Each month Brian James Polak (he/him) talks to playwrights about the things usually left unsaid. In conversations that dive into life’s muck, we learn what irks, agitates, motivates, inspires and—ultimately—what makes writers tick.
This month’s subject is Oscar, Pulitzer, and Tony winner John Patrick Shanley. Though he may currently reside in Brooklyn, he is Bronx born and raised, and here he talks about a rough-and-tumble childhood growing up in the borough, where he often found himself caught up in a fist fight, and where a knife fight was a common occurrence.
He talks about how he has spent a lot of his life “scheming.” The scheme apparently has gone quite well for him, having written some of the defining works of American film and theatre.
An avid reader and writer as a child, he never imagined a future in the theatre. Indeed, he never imagined a specific future at all growing up. After high school he attended NYU for a year, but it didn’t go well and he ended up enlisting in the Marines. Fortunate to avoid being sent to Vietnam, he served stateside and afterwards re-enrolled at NYU with the help of the G.I. Bill. During his second stint at the university, he took a playwriting class and immediately knew it was wanted he wanted to do for his life.
So he started writing plays and having small productions here and there, receiving some positive feedback on his work. Years passed without a big break, but finally something clicked during a workshop for his play Welcome to the Moon. He realized what he needed to do with his writing was to tell the truth. The play that followed, Danny and the Deep Blue Sea, changed the trajectory of his life and career.
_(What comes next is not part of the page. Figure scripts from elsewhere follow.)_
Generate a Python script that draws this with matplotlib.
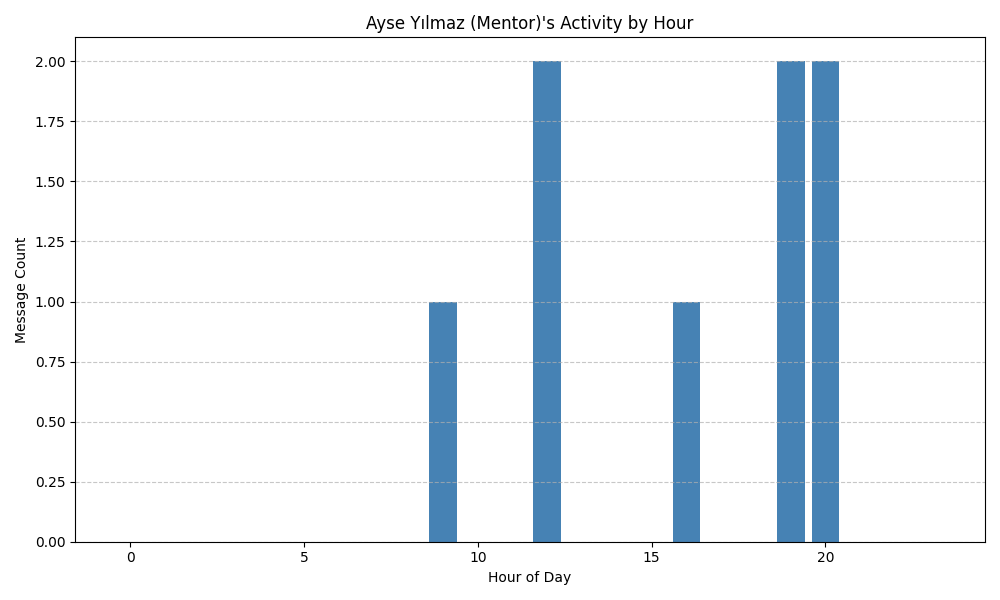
import matplotlib
matplotlib.use("Agg")
import matplotlib.pyplot as plt

hours = list(range(24))
counts = [0, 0, 0, 0, 0, 0, 0, 0, 0, 1, 0, 0, 2, 0, 0, 0, 1, 0, 0, 2, 2, 0, 0, 0]

plt.figure(figsize=(10, 6))
plt.bar(hours, counts, color='steelblue')
plt.title("Ayse Yılmaz (Mentor)'s Activity by Hour")
plt.xlabel('Hour of Day')
plt.ylabel('Message Count')
plt.grid(axis='y', linestyle='--', alpha=0.7)
plt.tight_layout()
plt.savefig('out.png', dpi=100)
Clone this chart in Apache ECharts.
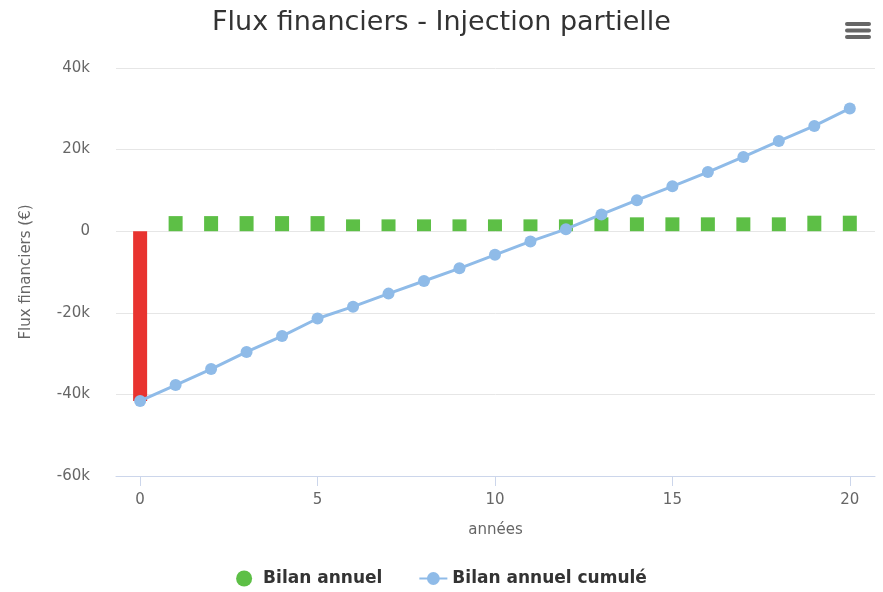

He never considered himself a thinking person in his younger years, but he describes the work of his life as being “to become a fully rounded person.” Shanley talks about Carl Jung’s archetypes and how he looks back at his adolescence in relation to them. He says he’s found happiness in life, or, as he puts it, “The bastards can’t get at me” any more. “Most of my life I had a fantasy of meeting a wise old man who would tell me everything. And I more recently come to think I’ve been looking for myself.”